Key priorities under RDSS

The Ministry of Power (MoP) has urged states/UTs to fast-track RDSS implementation, focusing on infrastructure upgrades and prepaid smart metering. States must install smart meters in all government establishments by August 2025 and for commercial, industrial and high-load consumers by November 2025. Timely clearance of government dues and resolving issues such as right of way are key. Smart meters, powered by artificial intelligence (AI)/machine learning (ML) analytics, are seen as vital for improving efficiency and consumer empowerment.

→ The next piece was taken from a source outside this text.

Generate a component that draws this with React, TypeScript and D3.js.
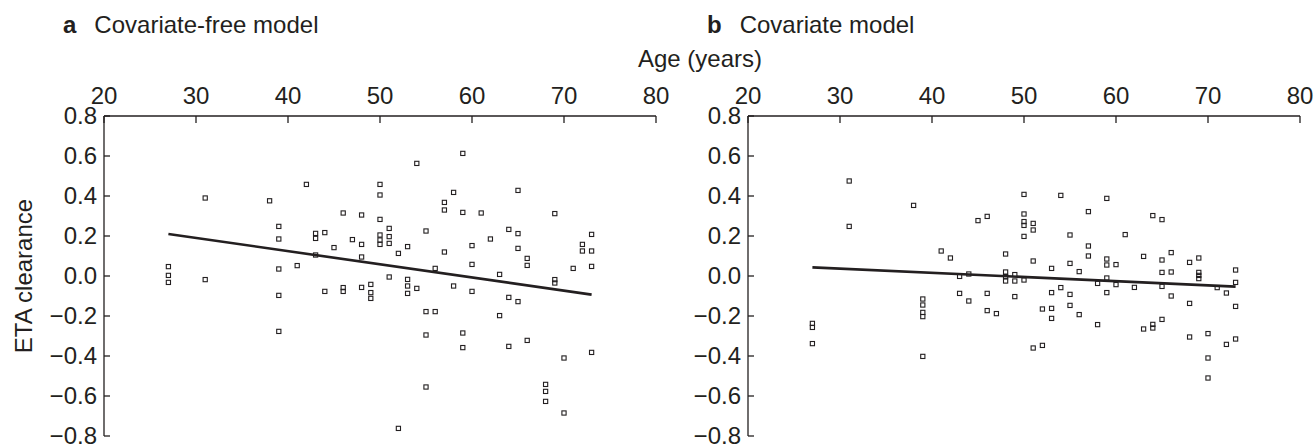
import React from "react";
import * as d3 from "d3";

const xTicks = [20, 30, 40, 50, 60, 70, 80];
const yTicks = [0.8, 0.6, 0.4, 0.2, 0.0, -0.2, -0.4, -0.6, -0.8];

const ageA = [27,27,27,31,31,38,39,39,39,39,39,41,42,43,43,43,44,44,45,46,46,46,47,48,48,48,48,49,49,49,50,50,50,50,50,50,51,51,51,51,52,52,53,53,53,53,54,54,55,55,55,55,56,56,57,57,57,58,58,59,59,59,59,60,60,60,61,62,63,63,64,64,64,65,65,65,65,66,66,66,68,68,68,69,69,69,70,70,71,72,72,73,73,73,73];
const etaA = [0.047,0.003,-0.032,0.39,-0.018,0.376,0.248,0.185,0.035,-0.097,-0.277,0.052,0.458,0.213,0.188,0.105,0.217,-0.077,0.142,0.315,-0.058,-0.077,0.182,0.305,0.158,0.095,-0.057,-0.042,-0.083,-0.112,0.458,0.405,0.283,0.205,0.18,0.158,0.238,0.197,0.163,-0.005,0.113,-0.762,0.147,-0.017,-0.05,-0.087,0.563,-0.062,0.225,-0.178,-0.295,-0.555,0.038,-0.178,0.368,0.33,0.12,0.418,-0.05,0.613,0.318,-0.285,-0.358,0.152,0.058,-0.077,0.315,0.185,0.008,-0.198,0.233,-0.107,-0.352,0.428,0.212,0.138,-0.128,0.088,0.053,-0.322,-0.542,-0.577,-0.627,0.312,-0.018,-0.035,-0.41,-0.685,0.038,0.158,0.125,0.208,0.125,0.048,-0.382];

const ageB = [27,27,27,31,31,38,39,39,39,39,39,41,42,43,43,44,44,45,46,46,46,47,48,48,48,48,49,49,49,50,50,50,50,50,50,51,51,51,51,52,52,53,53,53,53,54,54,55,55,55,55,56,56,57,57,57,58,58,59,59,59,59,59,60,60,61,62,63,63,64,64,64,65,65,65,65,65,66,66,66,68,68,68,69,69,69,69,70,70,70,71,72,72,73,73,73,73];
const etaB = [-0.237,-0.257,-0.338,0.475,0.248,0.353,-0.115,-0.145,-0.182,-0.203,-0.402,0.125,0.09,-0.002,-0.087,0.01,-0.125,0.277,0.298,-0.087,-0.173,-0.188,0.11,0.02,-0.003,-0.025,0.007,-0.025,-0.103,0.408,0.31,0.272,0.253,0.198,-0.02,0.263,0.23,0.075,-0.36,-0.165,-0.347,0.038,-0.083,-0.162,-0.212,0.403,-0.058,0.205,0.063,-0.092,-0.147,0.022,-0.193,0.322,0.15,0.1,-0.037,-0.243,0.388,0.085,0.055,-0.01,-0.083,0.057,-0.043,0.207,-0.057,0.098,-0.265,0.302,-0.242,-0.26,0.282,0.08,0.018,-0.052,-0.217,0.117,0.02,-0.1,0.068,-0.137,-0.305,0.09,0.018,0.003,-0.013,-0.288,-0.41,-0.51,-0.058,-0.085,-0.342,0.03,-0.032,-0.152,-0.315];

const fitAgeA = [27, 73];
const fitEtaA = [0.21, -0.093];
const fitAgeB = [27, 73];
const fitEtaB = [0.043, -0.053];

const FONT = "'Liberation Sans', Arial, Helvetica, sans-serif";
const FS = 24;
const INK = "#231f20";

type PanelProps = {
  left: number;
  letter: string;
  title: string;
  ages: number[];
  etas: number[];
  fitAge: number[];
  fitEta: number[];
  showYLabel: boolean;
};

function Panel({ left, letter, title, ages, etas, fitAge, fitEta, showYLabel }: PanelProps) {
  const x = d3.scaleLinear().domain([20, 80]).range([left, left + 552]);
  const y = d3.scaleLinear().domain([-0.8, 0.8]).range([436, 116]);
  const line = d3
    .line<number>()
    .x((_, i) => x(fitAge[i]))
    .y((d) => y(d));
  const fmt = (v: number) => (v < 0 ? "\u2212" + Math.abs(v).toFixed(1) : v.toFixed(1));
  const s = 4.2;
  return (
    <g>
      <text x={left - 41} y={33} fontFamily={FONT} fontSize={FS} fill={INK}>
        <tspan fontWeight="bold">{letter}</tspan>
        <tspan dx={18}>{title}</tspan>
      </text>
      {showYLabel && (
        <text
          transform={`translate(32,${y(0)}) rotate(-90)`}
          textAnchor="middle"
          fontFamily={FONT}
          fontSize={FS}
          fill={INK}
        >
          ETA clearance
        </text>
      )}
      <line x1={left} x2={left + 552} y1={116} y2={116} stroke={INK} strokeWidth={1.3} />
      <line x1={left} x2={left} y1={116} y2={436} stroke={INK} strokeWidth={1.3} />
      {xTicks.map((t) => (
        <g key={"x" + t}>
          <line x1={x(t)} x2={x(t)} y1={116} y2={123} stroke={INK} strokeWidth={1.3} />
          <text x={x(t)} y={104} textAnchor="middle" fontFamily={FONT} fontSize={FS} fill={INK}>
            {t}
          </text>
        </g>
      ))}
      {yTicks.map((t) => (
        <g key={"y" + t}>
          <line x1={left} x2={left + 6} y1={y(t)} y2={y(t)} stroke={INK} strokeWidth={1.3} />
          <text
            x={left - 7}
            y={y(t)}
            dy="0.34em"
            textAnchor="end"
            fontFamily={FONT}
            fontSize={FS}
            fill={INK}
          >
            {fmt(t)}
          </text>
        </g>
      ))}
      {ages.map((a, i) => (
        <rect
          key={"p" + i}
          x={x(a) - s / 2}
          y={y(etas[i]) - s / 2}
          width={s}
          height={s}
          fill="none"
          stroke={INK}
          strokeWidth={1.1}
        />
      ))}
      <path d={line(fitEta) || ""} fill="none" stroke={INK} strokeWidth={2.6} />
    </g>
  );
}

export default function App() {
  return (
    <svg
      width={1316}
      height={444}
      style={{ position: "absolute", left: 0, top: 0, background: "#fff" }}
    >
      <rect width={1316} height={444} fill="#fff" />
      <Panel
        left={104}
        letter="a"
        title="Covariate-free model"
        ages={ageA}
        etas={etaA}
        fitAge={fitAgeA}
        fitEta={fitEtaA}
        showYLabel={true}
      />
      <Panel
        left={748}
        letter="b"
        title="Covariate model"
        ages={ageB}
        etas={etaB}
        fitAge={fitAgeB}
        fitEta={fitEtaB}
        showYLabel={false}
      />
      <text x={700} y={67} textAnchor="middle" fontFamily={FONT} fontSize={FS} fill={INK}>
        Age (years)
      </text>
    </svg>
  );
}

To accelerate progress, the MoP will tighten performance monitoring, expedite fund disbursals and showcase early successes. Lagging states will receive additional support through workshops and field visits. Technology platforms such as the RDSS portal and the National Feeder Monitoring System will be used for tracking, gap analysis and evaluation. Strengthening consumer engagement, cybersecurity and interoperability will also be a focus.

RDSS 2.0

RDSS 2.0 is envisioned as an enhanced version of the current scheme, aiming to bridge infrastructure and technology gaps. It would focus on modernising substations, transmission lines and underground cabling, while integrating advanced technologies such as AI/ML for better load forecasting and demand management. The scheme also plans to promote smart homes, efficient appliances and peer-to-peer energy trading via smart meters. With rising power demand, renewable energy integration and EV growth, RDSS 2.0 would support deeper automation and long-term sector resilience.

Conclusion

Over the years, improvements in AT&C losses and reduction in aggregate financial losses indicate positive momentum; however, challenges such as high borrowings, negative net worth and uneven smart metering progress remain. The RDSS has played a pivotal role in driving reforms, with significant investment in infrastructure modernisation and digitalisation. The proposed RDSS 2.0 presents an opportunity to further deepen reforms by integrating advanced technologies, enabling consumer-centric innovations, and enhancing distribution network resilience in the face of rising demand and clean energy integration. Going forward, an extension of the RDSS would be crucial to realising its full potential and ensuring the long-term financial and operational sustainability of India’s power distribution sector.